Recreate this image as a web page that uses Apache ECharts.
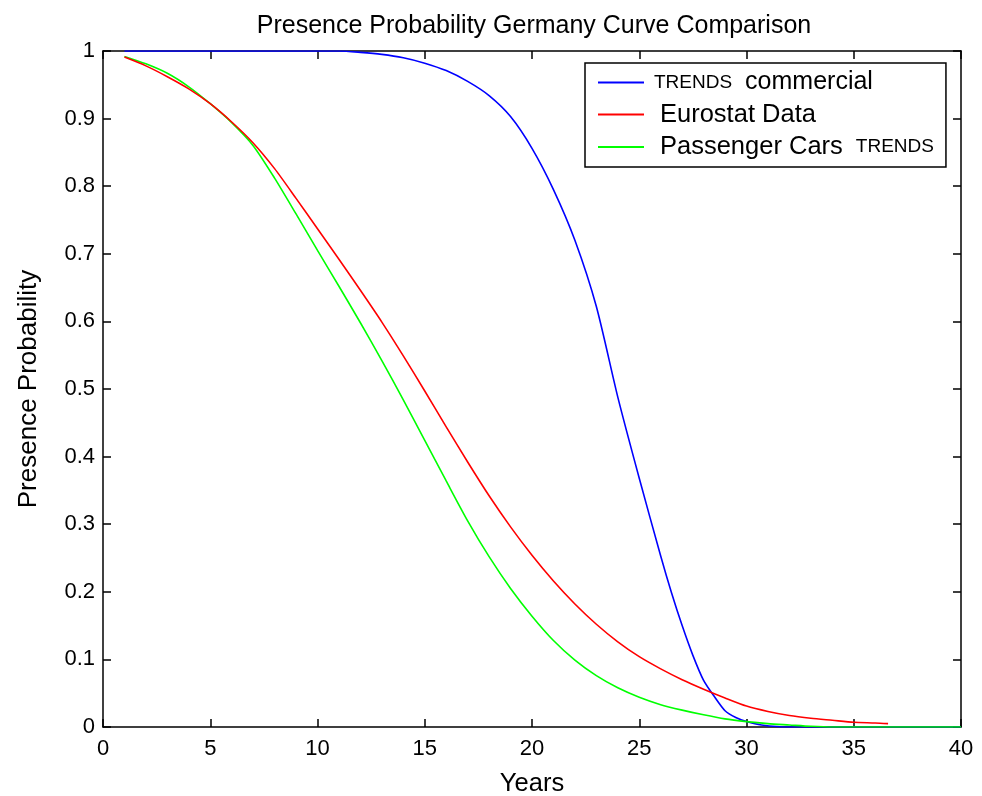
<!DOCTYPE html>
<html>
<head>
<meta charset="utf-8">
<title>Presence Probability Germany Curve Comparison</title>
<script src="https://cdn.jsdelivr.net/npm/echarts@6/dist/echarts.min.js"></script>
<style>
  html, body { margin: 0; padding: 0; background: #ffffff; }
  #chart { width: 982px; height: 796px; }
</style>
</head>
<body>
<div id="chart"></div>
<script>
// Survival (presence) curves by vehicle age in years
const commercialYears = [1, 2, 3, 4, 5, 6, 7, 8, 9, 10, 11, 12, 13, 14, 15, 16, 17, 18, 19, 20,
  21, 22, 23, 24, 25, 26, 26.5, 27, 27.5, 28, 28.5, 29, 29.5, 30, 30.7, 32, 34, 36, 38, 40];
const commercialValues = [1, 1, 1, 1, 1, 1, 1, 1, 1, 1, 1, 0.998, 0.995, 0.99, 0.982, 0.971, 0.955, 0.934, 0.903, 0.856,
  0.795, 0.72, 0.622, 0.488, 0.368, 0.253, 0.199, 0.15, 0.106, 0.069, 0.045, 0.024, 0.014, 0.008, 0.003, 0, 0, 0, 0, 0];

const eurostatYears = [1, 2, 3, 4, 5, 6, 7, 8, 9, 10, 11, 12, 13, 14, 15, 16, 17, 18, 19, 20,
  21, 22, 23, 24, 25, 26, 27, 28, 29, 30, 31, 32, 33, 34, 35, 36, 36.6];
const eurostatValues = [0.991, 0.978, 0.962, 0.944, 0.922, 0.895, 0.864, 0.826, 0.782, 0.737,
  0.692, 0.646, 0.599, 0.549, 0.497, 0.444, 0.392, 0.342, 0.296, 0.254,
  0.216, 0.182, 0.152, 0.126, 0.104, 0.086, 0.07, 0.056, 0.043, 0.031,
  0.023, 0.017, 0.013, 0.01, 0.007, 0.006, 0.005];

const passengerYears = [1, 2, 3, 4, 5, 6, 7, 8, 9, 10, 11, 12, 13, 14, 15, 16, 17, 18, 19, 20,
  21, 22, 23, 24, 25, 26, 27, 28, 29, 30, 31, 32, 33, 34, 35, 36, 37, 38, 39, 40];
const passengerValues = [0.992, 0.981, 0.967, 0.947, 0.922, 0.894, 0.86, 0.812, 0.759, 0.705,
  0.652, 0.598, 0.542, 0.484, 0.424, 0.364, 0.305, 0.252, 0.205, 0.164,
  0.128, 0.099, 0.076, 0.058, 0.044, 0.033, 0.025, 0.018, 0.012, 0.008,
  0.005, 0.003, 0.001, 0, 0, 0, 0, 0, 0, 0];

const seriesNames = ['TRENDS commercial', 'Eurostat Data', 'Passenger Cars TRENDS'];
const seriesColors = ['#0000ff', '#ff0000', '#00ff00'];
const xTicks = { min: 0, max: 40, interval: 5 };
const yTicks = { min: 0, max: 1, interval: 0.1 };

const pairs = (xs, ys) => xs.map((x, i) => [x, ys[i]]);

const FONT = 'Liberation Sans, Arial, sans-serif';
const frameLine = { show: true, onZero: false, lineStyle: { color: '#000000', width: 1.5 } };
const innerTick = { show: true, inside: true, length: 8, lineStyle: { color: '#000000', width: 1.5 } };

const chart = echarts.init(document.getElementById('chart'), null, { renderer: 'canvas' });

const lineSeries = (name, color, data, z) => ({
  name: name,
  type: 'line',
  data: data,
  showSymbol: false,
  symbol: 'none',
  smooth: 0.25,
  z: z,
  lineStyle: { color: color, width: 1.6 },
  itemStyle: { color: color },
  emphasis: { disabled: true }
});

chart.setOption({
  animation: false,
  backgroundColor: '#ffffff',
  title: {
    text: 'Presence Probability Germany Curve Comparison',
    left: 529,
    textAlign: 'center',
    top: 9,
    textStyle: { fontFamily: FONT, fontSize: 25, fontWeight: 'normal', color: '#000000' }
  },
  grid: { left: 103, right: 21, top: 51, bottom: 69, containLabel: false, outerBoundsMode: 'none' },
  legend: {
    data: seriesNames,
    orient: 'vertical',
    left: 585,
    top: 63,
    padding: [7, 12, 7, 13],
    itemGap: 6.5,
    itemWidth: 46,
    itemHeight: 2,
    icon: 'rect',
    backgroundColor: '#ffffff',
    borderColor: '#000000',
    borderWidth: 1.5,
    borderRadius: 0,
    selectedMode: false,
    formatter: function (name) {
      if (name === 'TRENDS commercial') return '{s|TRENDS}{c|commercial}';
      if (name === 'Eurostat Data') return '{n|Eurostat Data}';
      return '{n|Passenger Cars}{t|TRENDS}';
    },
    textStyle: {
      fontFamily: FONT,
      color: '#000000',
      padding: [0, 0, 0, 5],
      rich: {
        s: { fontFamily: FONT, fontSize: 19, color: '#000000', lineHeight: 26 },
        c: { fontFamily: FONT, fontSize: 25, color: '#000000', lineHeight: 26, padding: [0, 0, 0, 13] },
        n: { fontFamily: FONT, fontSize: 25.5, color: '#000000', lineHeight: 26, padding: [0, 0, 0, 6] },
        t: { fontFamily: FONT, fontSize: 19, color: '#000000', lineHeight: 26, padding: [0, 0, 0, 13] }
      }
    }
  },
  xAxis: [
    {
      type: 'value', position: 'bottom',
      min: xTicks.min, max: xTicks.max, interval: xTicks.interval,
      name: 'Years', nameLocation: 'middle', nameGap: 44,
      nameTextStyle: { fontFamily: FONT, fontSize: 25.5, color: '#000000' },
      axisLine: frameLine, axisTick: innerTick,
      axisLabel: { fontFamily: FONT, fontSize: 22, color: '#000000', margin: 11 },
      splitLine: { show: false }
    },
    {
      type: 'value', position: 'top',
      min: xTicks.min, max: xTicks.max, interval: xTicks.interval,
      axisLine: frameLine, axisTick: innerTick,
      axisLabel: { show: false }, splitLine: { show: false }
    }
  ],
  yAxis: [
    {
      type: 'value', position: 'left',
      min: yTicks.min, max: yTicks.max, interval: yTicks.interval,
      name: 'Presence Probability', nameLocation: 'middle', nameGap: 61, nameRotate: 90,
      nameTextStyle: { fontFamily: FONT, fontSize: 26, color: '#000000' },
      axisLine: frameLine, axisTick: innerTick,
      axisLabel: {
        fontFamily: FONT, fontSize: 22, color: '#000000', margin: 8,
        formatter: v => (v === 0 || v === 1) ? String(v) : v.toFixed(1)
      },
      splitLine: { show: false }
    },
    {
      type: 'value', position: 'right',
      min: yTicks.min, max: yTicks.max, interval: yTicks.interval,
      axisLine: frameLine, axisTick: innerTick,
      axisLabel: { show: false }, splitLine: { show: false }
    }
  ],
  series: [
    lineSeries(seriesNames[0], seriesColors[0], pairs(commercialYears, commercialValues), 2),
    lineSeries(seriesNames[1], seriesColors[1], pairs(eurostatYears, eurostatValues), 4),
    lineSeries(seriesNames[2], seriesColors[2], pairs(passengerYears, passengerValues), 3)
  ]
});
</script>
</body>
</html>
- - -
Please repeat exactly the data above from its first line to the line that contains "0.005, 0.003, 0.001, 0, 0, 0, 0, 0, 0, 0];", inclusive, and leave every picture out.

Recreate this image as a web page that uses Apache ECharts.
<!DOCTYPE html>
<html>
<head>
<meta charset="utf-8">
<title>Presence Probability Germany Curve Comparison</title>
<script src="https://cdn.jsdelivr.net/npm/echarts@6/dist/echarts.min.js"></script>
<style>
  html, body { margin: 0; padding: 0; background: #ffffff; }
  #chart { width: 982px; height: 796px; }
</style>
</head>
<body>
<div id="chart"></div>
<script>
// Survival (presence) curves by vehicle age in years
const commercialYears = [1, 2, 3, 4, 5, 6, 7, 8, 9, 10, 11, 12, 13, 14, 15, 16, 17, 18, 19, 20,
  21, 22, 23, 24, 25, 26, 26.5, 27, 27.5, 28, 28.5, 29, 29.5, 30, 30.7, 32, 34, 36, 38, 40];
const commercialValues = [1, 1, 1, 1, 1, 1, 1, 1, 1, 1, 1, 0.998, 0.995, 0.99, 0.982, 0.971, 0.955, 0.934, 0.903, 0.856,
  0.795, 0.72, 0.622, 0.488, 0.368, 0.253, 0.199, 0.15, 0.106, 0.069, 0.045, 0.024, 0.014, 0.008, 0.003, 0, 0, 0, 0, 0];

const eurostatYears = [1, 2, 3, 4, 5, 6, 7, 8, 9, 10, 11, 12, 13, 14, 15, 16, 17, 18, 19, 20,
  21, 22, 23, 24, 25, 26, 27, 28, 29, 30, 31, 32, 33, 34, 35, 36, 36.6];
const eurostatValues = [0.991, 0.978, 0.962, 0.944, 0.922, 0.895, 0.864, 0.826, 0.782, 0.737,
  0.692, 0.646, 0.599, 0.549, 0.497, 0.444, 0.392, 0.342, 0.296, 0.254,
  0.216, 0.182, 0.152, 0.126, 0.104, 0.086, 0.07, 0.056, 0.043, 0.031,
  0.023, 0.017, 0.013, 0.01, 0.007, 0.006, 0.005];

const passengerYears = [1, 2, 3, 4, 5, 6, 7, 8, 9, 10, 11, 12, 13, 14, 15, 16, 17, 18, 19, 20,
  21, 22, 23, 24, 25, 26, 27, 28, 29, 30, 31, 32, 33, 34, 35, 36, 37, 38, 39, 40];
const passengerValues = [0.992, 0.981, 0.967, 0.947, 0.922, 0.894, 0.86, 0.812, 0.759, 0.705,
  0.652, 0.598, 0.542, 0.484, 0.424, 0.364, 0.305, 0.252, 0.205, 0.164,
  0.128, 0.099, 0.076, 0.058, 0.044, 0.033, 0.025, 0.018, 0.012, 0.008,
  0.005, 0.003, 0.001, 0, 0, 0, 0, 0, 0, 0];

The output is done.